Alberton peewee team hopes to win Good Deeds Cup

The Alberton Regals are finalists for the Chevrolet Good Deeds Cup as representatives of P.E.I.

The national competition awards the trophy to the peewee hockey team that contributes the most to their community away from the rink.

The Regals got involved after their coach Mitch Illsley heard about the contest from the president of the Alberton Minor Hockey Association.

"It would be great for Alberton," he said. "It's such a great community, everybody is so close together."

Growing pains

Two years ago the kids were on the ice four times with no guidance because the team didn't have a coach.

Illsley stepped up and volunteered to lead them. "It's definitely been a struggle," he said of his time since taking the helm.

"We made it through last year, and learned a lot of things along the way, and this year here, we definitely had another hurdle"

This season the team was short of players and needed a goalie. After solving the first problem, they found a keeper who played far above his age range.

"He was playing against kids, some of them five years older than him," Illsley said.

Charitable deeds

To be eligible for the cup, teams have to do at least one charitable work in the community.

For the Regals, this was a day of collecting non-perishable food items door-to-door.

The team collected $1,300 worth of food and donated it to the Caring Cupboard in West Prince.

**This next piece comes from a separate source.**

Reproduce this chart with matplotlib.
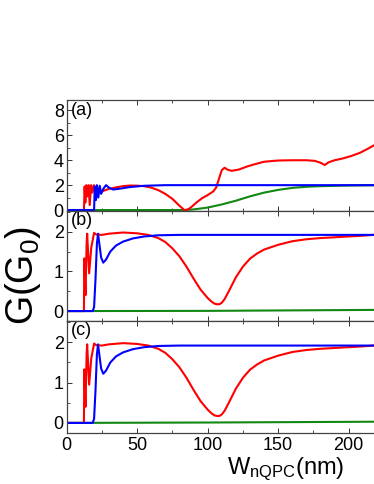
import matplotlib
matplotlib.use("Agg")
import matplotlib.pyplot as plt
from matplotlib.ticker import MultipleLocator

plt.rcParams['font.family'] = ['Liberation Sans', 'DejaVu Sans']
plt.rcParams['mathtext.fontset'] = 'custom'
plt.rcParams['mathtext.rm'] = 'Liberation Sans'
plt.rcParams['mathtext.it'] = 'Liberation Sans'

# ---------------- data ----------------
# panel (a)
a_red_x = [0, 12.3, 12.8, 13.3, 14.0, 14.8, 15.6, 16.4, 17.4, 18.3, 19.4, 20.4, 21.4, 23, 25, 30, 35, 40,
           45, 50, 55, 60, 65, 70, 75, 80, 83.5, 86, 88, 92, 96, 100, 104, 106, 108, 110, 112, 114, 117,
           122, 128, 134, 140, 150, 160, 170, 176, 180, 183, 186, 190, 196, 202, 208, 214, 221]
a_red_y = [0, 0, 1.9, 0.6, 2.0, 1.1, 2.0, 0.4, 2.0, 1.4, 2.0, 1.35, 1.9, 1.45, 1.5, 1.7, 1.82, 1.92,
           1.97, 1.96, 1.92, 1.8, 1.6, 1.3, 0.9, 0.35, 0.0, 0.05, 0.2, 0.6, 0.95, 1.2, 1.5, 1.8, 2.5,
           3.2, 3.4, 3.25, 3.15, 3.25, 3.5, 3.7, 3.88, 3.98, 4.0, 4.0, 3.95, 3.8, 3.62, 3.85, 4.0, 4.15,
           4.35, 4.6, 4.95, 5.4]
a_blue_x = [0, 19.5, 20.0, 20.8, 21.5, 22.5, 23.5, 24.5, 26, 28, 30, 33, 38, 45, 55, 70, 221]
a_blue_y = [0, 0, 1.9, 0.8, 2.0, 1.0, 1.95, 1.3, 1.7, 2.0, 1.8, 1.65, 1.72, 1.85, 1.95, 2.0, 2.0]
a_green_x = [0, 84, 90, 100, 110, 120, 130, 140, 150, 160, 170, 180, 200, 221]
a_green_y = [0, 0, 0.05, 0.2, 0.45, 0.75, 1.1, 1.4, 1.62, 1.78, 1.87, 1.92, 1.97, 2.0]

# panel (b)
b_red_x = [0, 12.3, 12.6, 13.4, 14.2, 14.6, 16.0, 17.5, 19.5, 21, 25, 30, 40, 50, 58, 65, 70, 75, 80,
           85, 90, 95, 100, 103, 105, 107, 108.5, 110, 112, 115, 120, 125, 130, 135, 140, 150, 160,
           170, 180, 190, 200, 210, 221]
b_red_y = [0, 0, 1.33, 0.4, 1.7, 1.95, 0.95, 1.6, 1.97, 1.93, 1.92, 1.95, 1.98, 1.96, 1.92, 1.84,
           1.74, 1.58, 1.38, 1.12, 0.82, 0.54, 0.33, 0.23, 0.185, 0.17, 0.175, 0.21, 0.3, 0.5, 0.85,
           1.12, 1.32, 1.45, 1.55, 1.67, 1.76, 1.81, 1.84, 1.86, 1.88, 1.9, 1.93]
b_blue_x = [0, 18.5, 19.5, 20.5, 21.5, 22.3, 23.2, 24.5, 26, 28, 31, 35, 40, 47, 55, 65, 80, 221]
b_blue_y = [0, 0, 0.1, 0.8, 1.7, 1.95, 1.7, 1.35, 1.22, 1.3, 1.5, 1.65, 1.75, 1.83, 1.88, 1.91,
            1.92, 1.92]
b_green_x = [0, 100, 221]
b_green_y = [0, 0.005, 0.03]

# panel (c)
c_red_x = list(b_red_x)
c_red_y = list(b_red_y)
c_blue_x = list(b_blue_x)
c_blue_y = list(b_blue_y)
c_green_x = [0, 100, 221]
c_green_y = [0, 0.01, 0.03]

x_ticks = [0, 50, 100, 150, 200]
a_yticks = [0, 2, 4, 6, 8]
bc_yticks = [0, 1, 2]
panel_labels = ['(a)', '(b)', '(c)']

RED = '#ff0000'
BLUE = '#0000ff'
GREEN = '#118811'

fig = plt.figure(figsize=(3.74, 4.84), dpi=100)
left = 0.178
width = 1.0116 - left
pos = [(0.5647, 0.7924), (0.3368, 0.5647), (0.1054, 0.3368)]
axes = [fig.add_axes([left, b, width, t - b]) for (b, t) in pos]

data = [
    (a_red_x, a_red_y, a_blue_x, a_blue_y, a_green_x, a_green_y),
    (b_red_x, b_red_y, b_blue_x, b_blue_y, b_green_x, b_green_y),
    (c_red_x, c_red_y, c_blue_x, c_blue_y, c_green_x, c_green_y),
]

for i, ax in enumerate(axes):
    rx, ry, bx, by, gx, gy = data[i]
    ax.plot(gx, gy, color=GREEN, lw=1.5)
    ax.plot(rx, ry, color=RED, lw=1.5)
    ax.plot(bx, by, color=BLUE, lw=1.5)
    ax.set_xlim(0, 221)
    ax.set_xticks(x_ticks)
    ax.xaxis.set_minor_locator(MultipleLocator(25))
    if i == 0:
        ax.set_ylim(-0.05, 8.8)
        ax.set_yticks(a_yticks)
        ax.yaxis.set_minor_locator(MultipleLocator(1))
    else:
        ax.set_ylim(-0.25, 2.53)
        ax.set_yticks(bc_yticks)
        ax.yaxis.set_minor_locator(MultipleLocator(0.5))
    ax.tick_params(which='both', direction='in', top=True, bottom=True, left=True, right=False,
                   labelsize=13, colors='#333333', labelcolor='black')
    ax.tick_params(axis='y', pad=2)
    ax.tick_params(axis='x', pad=3)
    ax.tick_params(which='major', length=3.5, width=0.7)
    ax.tick_params(which='minor', length=2, width=0.6)
    if i < 2:
        ax.tick_params(labelbottom=False)
    for s in ax.spines.values():
        s.set_color('#444444')
        s.set_linewidth(0.9)
    ax.text(0.015, 0.99, panel_labels[i], transform=ax.transAxes, ha='left', va='top',
            fontsize=13)

fig.text(0.062, 0.43, r'G(G$_{\mathregular{0}}$)', rotation=90, ha='center', va='center',
         fontsize=27)
fig.text(0.765, 0.002, r'W$_{\mathregular{nQPC}}$(nm)', ha='center', va='bottom', fontsize=17)

fig.savefig('out.png', dpi=100)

As finalists they have already been awarded $2,000 for the team and $7,000 for the charity of their choice.

What's at stake?

If the Regals win at the cup they would win another $15,000 for the charity of their choice, $10,000 for the team and $5,000 each for the Alberton Minor Hockey Association and Hockey P.E.I.

They have decided to donate $3,000 of the team's winnings to charity as well.

The winning squad will get a visit from former NHL player Ryan Smyth during a live broadcast on Sportsnet during the Stanley Cup Playoffs.

"Going through the whole voting process it's amazing to see how the community comes together," said Illsley.

"It would be great for the community. And the kids, they'll never forget it."